School Clinics are Healthy

February 21, 1993|By SARA ENGRAMSARA ENGRAM

As a nurse practitioner at one of Baltimore's school-based health clinics, Pat Hauptman knows firsthand the problems caused by lack of adequate access to health care. Like other clinic officials, she also knows that contraceptives are only a small part of the school clinic story.

In recent weeks, plans to make the contraceptive implant Norplant available in school-based clinics have brought national attention to Baltimore. The contraceptive is currently provided only at a school for pregnant girls and new mothers, but criticism of the plan from some city council members and a group of East Baltimore ministers has led to two stormy council meetings and much heated rhetoric.

That's politics. But the day-to-day routine at West Baltimore's Walbrook High School, where Ms. Hauptman works, is a better gauge of reality.

The school-based clinics offer a range of primary care, including routine physicals, sports physicals, dental referrals and mental health and substance abuse counseling. City-wide, only about 14 percent of visits to the clinic involve family planning, for either males or females. There have been no parental complaints -- in large part because parent and community groups are consulted about the operation of the clinics.

No student can be seen by the clinic without a parent's consent. At Walbrook, about 850 students of a total student body of around 1,350 are signed up for clinic care.

In many cases, the school clinic is the only regular health care students receive, except for visits to the emergency room. Sometimes routine visits turn up serious problems. A girl who checked out fine in her ninth-grade physical came back a year later with a significant curvature of the spine. That would be a problem for any adolescent, but for an athletic, vivacious girl who hopes to become a dancer, it could easily mean the end of a cherished dream.

Ms. Hauptman promptly contacted the girl's mother and referred her for treatment. She set up the necessary appointments and made sure the girl got there. Now she is monitoring the case to see that the girl gets the brace she has agreed to wear in hopes of avoiding surgery.

She recalls other serious cases: The girl with a severe heart irregularity that, without the clinic, might still be undetected. The boy whose neck was bulging from a large goiter. The numerous, less serious heart murmurs and arrhythmias, many of them detected in sports physicals required for participation in athletic programs. The countless teeth decayed beyond repair. Dental neglect is a major health problem among teen-agers, Ms. Hauptman says.

Contraceptives are not new in school based clinics. And judging by the posters displayed in the clinic designed to discourage pregnancy, sex is clearly a topic that gets a lot of discussion.

It should. Last year at Walbrook, Ms. Hauptman says there were about two dozen pregnancies. So far this year, there have been fewer than 10. Ms. Hauptman says the students, girls and boys, seem more willing to discuss their sexual behavior with her than other dangerous habits, such as drug abuse.

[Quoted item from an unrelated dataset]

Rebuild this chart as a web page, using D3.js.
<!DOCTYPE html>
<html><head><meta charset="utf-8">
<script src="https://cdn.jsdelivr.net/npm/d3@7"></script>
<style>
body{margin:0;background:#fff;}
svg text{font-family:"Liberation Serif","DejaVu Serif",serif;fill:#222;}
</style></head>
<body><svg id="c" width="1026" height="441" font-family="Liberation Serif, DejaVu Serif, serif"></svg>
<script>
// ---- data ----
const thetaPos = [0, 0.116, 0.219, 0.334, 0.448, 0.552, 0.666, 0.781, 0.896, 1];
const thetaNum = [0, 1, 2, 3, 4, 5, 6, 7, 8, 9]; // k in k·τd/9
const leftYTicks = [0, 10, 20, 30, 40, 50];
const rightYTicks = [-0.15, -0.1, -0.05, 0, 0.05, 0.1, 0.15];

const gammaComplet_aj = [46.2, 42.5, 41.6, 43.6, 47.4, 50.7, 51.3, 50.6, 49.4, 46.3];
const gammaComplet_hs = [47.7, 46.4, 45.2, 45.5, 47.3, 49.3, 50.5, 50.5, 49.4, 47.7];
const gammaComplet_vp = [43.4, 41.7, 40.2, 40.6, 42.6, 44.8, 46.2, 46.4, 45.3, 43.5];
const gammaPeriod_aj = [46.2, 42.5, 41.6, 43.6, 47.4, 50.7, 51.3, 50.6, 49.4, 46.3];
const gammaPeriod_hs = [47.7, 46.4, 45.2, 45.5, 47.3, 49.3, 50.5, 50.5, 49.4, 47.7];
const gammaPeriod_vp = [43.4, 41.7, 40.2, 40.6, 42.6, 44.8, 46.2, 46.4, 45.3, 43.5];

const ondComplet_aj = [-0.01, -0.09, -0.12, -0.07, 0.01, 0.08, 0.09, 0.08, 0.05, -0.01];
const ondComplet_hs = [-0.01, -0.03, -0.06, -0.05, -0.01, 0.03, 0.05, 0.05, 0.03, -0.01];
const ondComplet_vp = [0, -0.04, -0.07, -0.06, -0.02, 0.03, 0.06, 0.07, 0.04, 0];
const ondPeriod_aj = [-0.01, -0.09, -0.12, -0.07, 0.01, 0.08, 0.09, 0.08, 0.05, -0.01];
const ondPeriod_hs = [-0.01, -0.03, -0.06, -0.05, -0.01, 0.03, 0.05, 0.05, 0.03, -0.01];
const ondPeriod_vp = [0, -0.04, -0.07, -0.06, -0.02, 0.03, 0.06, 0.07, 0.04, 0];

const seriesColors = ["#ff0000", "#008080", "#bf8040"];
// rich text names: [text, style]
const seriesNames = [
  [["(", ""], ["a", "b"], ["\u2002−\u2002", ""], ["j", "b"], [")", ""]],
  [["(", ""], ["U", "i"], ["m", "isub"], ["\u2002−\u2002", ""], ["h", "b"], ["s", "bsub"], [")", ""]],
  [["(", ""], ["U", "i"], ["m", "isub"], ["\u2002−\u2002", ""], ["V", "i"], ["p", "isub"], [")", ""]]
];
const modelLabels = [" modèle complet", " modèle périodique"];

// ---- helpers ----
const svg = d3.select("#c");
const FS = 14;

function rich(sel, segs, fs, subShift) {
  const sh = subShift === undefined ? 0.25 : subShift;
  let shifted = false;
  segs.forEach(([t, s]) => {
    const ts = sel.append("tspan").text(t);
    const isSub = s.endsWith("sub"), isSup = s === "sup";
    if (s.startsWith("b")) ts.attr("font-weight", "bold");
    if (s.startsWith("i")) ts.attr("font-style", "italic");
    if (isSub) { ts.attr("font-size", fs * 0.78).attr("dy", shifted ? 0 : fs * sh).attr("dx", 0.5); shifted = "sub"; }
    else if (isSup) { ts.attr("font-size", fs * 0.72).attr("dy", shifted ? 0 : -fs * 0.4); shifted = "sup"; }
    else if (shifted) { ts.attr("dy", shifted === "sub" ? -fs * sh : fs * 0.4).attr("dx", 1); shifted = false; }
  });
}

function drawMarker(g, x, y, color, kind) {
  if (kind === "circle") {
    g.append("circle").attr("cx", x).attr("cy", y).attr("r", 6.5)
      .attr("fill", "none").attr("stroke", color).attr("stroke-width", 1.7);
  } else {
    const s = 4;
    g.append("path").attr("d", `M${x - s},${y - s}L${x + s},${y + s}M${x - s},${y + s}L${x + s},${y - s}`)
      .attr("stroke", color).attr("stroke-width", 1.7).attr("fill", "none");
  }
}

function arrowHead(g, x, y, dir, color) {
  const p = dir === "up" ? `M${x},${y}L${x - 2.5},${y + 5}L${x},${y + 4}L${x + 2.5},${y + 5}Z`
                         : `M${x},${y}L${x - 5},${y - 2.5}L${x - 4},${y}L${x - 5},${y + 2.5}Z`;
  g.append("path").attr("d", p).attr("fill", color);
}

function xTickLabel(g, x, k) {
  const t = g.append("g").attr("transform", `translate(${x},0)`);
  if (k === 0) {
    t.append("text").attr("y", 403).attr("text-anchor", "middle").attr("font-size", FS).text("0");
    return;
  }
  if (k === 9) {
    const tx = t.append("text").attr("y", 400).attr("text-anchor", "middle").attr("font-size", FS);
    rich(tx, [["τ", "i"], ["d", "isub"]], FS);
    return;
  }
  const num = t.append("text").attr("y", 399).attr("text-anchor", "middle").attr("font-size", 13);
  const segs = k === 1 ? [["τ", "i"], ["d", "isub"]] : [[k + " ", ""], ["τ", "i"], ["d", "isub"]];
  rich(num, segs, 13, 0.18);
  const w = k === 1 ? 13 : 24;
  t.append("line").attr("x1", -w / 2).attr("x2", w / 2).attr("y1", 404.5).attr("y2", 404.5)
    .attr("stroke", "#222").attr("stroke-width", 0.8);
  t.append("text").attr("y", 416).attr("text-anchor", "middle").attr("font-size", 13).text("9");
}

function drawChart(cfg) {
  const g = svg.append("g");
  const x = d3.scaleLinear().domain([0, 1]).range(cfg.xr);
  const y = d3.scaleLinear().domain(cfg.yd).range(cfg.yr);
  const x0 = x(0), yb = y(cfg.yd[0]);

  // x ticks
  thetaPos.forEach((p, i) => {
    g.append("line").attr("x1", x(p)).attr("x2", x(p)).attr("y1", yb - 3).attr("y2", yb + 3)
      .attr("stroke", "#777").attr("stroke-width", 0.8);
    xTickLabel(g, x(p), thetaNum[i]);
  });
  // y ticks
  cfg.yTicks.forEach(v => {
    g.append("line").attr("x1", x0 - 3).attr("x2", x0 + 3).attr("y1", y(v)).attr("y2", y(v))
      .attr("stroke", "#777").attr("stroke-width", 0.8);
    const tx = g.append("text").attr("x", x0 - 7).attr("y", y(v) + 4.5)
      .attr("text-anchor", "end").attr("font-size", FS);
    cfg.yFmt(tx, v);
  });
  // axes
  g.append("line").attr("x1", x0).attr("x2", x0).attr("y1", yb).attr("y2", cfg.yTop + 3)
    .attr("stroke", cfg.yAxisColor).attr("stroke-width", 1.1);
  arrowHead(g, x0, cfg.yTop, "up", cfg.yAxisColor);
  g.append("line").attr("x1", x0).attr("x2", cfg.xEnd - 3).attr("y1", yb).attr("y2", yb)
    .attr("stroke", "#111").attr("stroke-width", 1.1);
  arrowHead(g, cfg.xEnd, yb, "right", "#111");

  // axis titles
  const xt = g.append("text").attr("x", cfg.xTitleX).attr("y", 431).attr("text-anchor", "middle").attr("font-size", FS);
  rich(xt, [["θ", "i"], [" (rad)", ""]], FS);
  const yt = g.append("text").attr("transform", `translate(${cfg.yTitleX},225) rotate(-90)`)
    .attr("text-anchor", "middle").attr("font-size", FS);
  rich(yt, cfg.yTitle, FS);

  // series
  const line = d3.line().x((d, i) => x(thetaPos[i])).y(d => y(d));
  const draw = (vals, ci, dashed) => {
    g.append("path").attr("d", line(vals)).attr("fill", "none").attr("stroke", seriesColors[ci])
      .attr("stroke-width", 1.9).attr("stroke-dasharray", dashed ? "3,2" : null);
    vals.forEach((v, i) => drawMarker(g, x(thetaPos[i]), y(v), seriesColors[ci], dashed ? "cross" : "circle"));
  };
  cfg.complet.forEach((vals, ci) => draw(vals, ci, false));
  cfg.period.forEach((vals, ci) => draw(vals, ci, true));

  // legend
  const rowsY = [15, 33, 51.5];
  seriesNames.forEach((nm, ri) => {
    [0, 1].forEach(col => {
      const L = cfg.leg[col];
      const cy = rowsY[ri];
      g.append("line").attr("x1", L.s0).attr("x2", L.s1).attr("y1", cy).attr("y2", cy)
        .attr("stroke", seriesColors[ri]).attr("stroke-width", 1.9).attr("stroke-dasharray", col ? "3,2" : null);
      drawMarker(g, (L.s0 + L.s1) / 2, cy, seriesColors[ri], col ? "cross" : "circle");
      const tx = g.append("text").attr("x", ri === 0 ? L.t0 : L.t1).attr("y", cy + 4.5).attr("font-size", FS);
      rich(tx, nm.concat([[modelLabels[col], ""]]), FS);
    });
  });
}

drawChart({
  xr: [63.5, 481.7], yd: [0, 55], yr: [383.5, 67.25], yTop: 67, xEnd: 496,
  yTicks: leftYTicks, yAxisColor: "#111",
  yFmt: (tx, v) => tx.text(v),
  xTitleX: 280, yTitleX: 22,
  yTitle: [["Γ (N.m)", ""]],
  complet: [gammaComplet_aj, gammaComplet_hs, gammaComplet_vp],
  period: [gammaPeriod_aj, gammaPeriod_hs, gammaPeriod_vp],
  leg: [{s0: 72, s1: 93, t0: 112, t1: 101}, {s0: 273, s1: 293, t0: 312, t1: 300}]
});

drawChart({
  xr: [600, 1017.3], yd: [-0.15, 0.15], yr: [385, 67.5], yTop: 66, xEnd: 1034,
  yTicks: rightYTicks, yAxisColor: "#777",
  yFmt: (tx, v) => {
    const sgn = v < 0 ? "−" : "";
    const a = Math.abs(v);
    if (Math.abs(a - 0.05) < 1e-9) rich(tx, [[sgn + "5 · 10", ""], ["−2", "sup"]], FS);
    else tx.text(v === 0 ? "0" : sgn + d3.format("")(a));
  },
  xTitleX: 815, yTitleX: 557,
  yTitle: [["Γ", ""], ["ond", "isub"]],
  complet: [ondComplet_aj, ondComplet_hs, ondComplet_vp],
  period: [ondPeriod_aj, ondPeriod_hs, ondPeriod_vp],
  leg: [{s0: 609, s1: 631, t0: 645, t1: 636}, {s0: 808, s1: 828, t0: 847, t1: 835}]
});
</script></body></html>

Norplant is not available at Walbrook's clinic, but girls who are interested can get information about the contraceptive and, if they want to pursue it, they are referred to a city clinic where it can be inserted. So far, there seems to be more curiosity than genuine interest.

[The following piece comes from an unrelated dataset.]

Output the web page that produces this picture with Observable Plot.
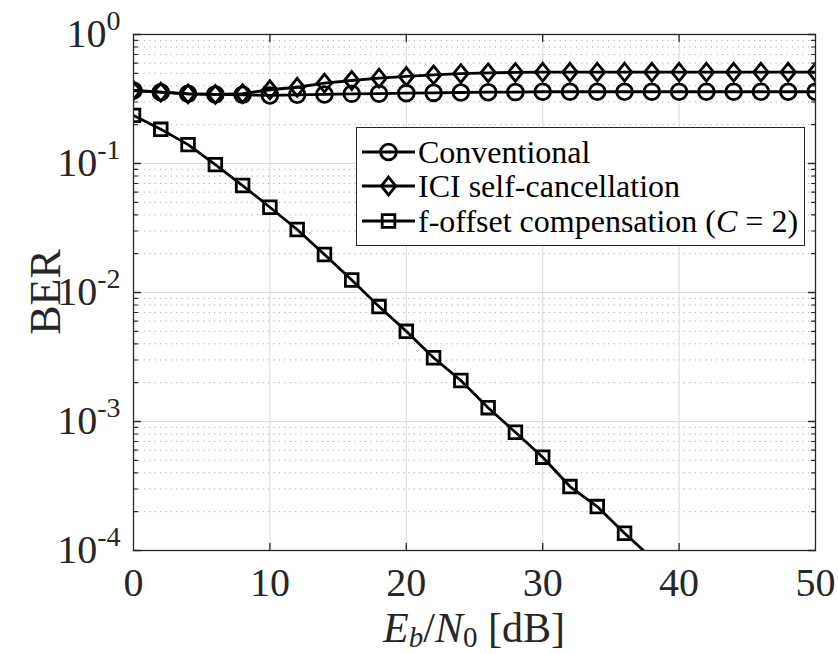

For girls who are sexually active and who are "committed to contracept" as clinic lingo puts it, the method of choice remains the pill. Many girls express reservations about the irregular bleeding that is one of Norplant's possible side effects.

One of the ironies of the Norplant flap is the charge that the implant will give a girl a license to be sexually active without worrying about protection against AIDS and other sexually transmitted diseases. But that is equally true of the pill. In any case, that danger is one that Ms. Hauptman and other clinic officials fight every day. "I'm pretty brutally honest with them," she says.

Students often tell Ms. Hauptman they are sure they will recognize someone who is infected with the AIDS virus. Education about HIV infection -- such as the fact that symptoms don't appear until long after exposure -- is as crucial as sermons about condoms or chastity.

Yet far more important than any sermon or service a clinic can provide is the underlying message schools send to students by making health care accessible. It is the message Walbrook students celebrated Wednesday morning in a special assembly marking the anniversary of their clinic: "Your body is your most prized possession." That is a message about much more than sex, but it is the kind of message that helps young people grow into responsible behavior, sexually and otherwise.

Sara Engram is editorial-page director for The Evening Sun.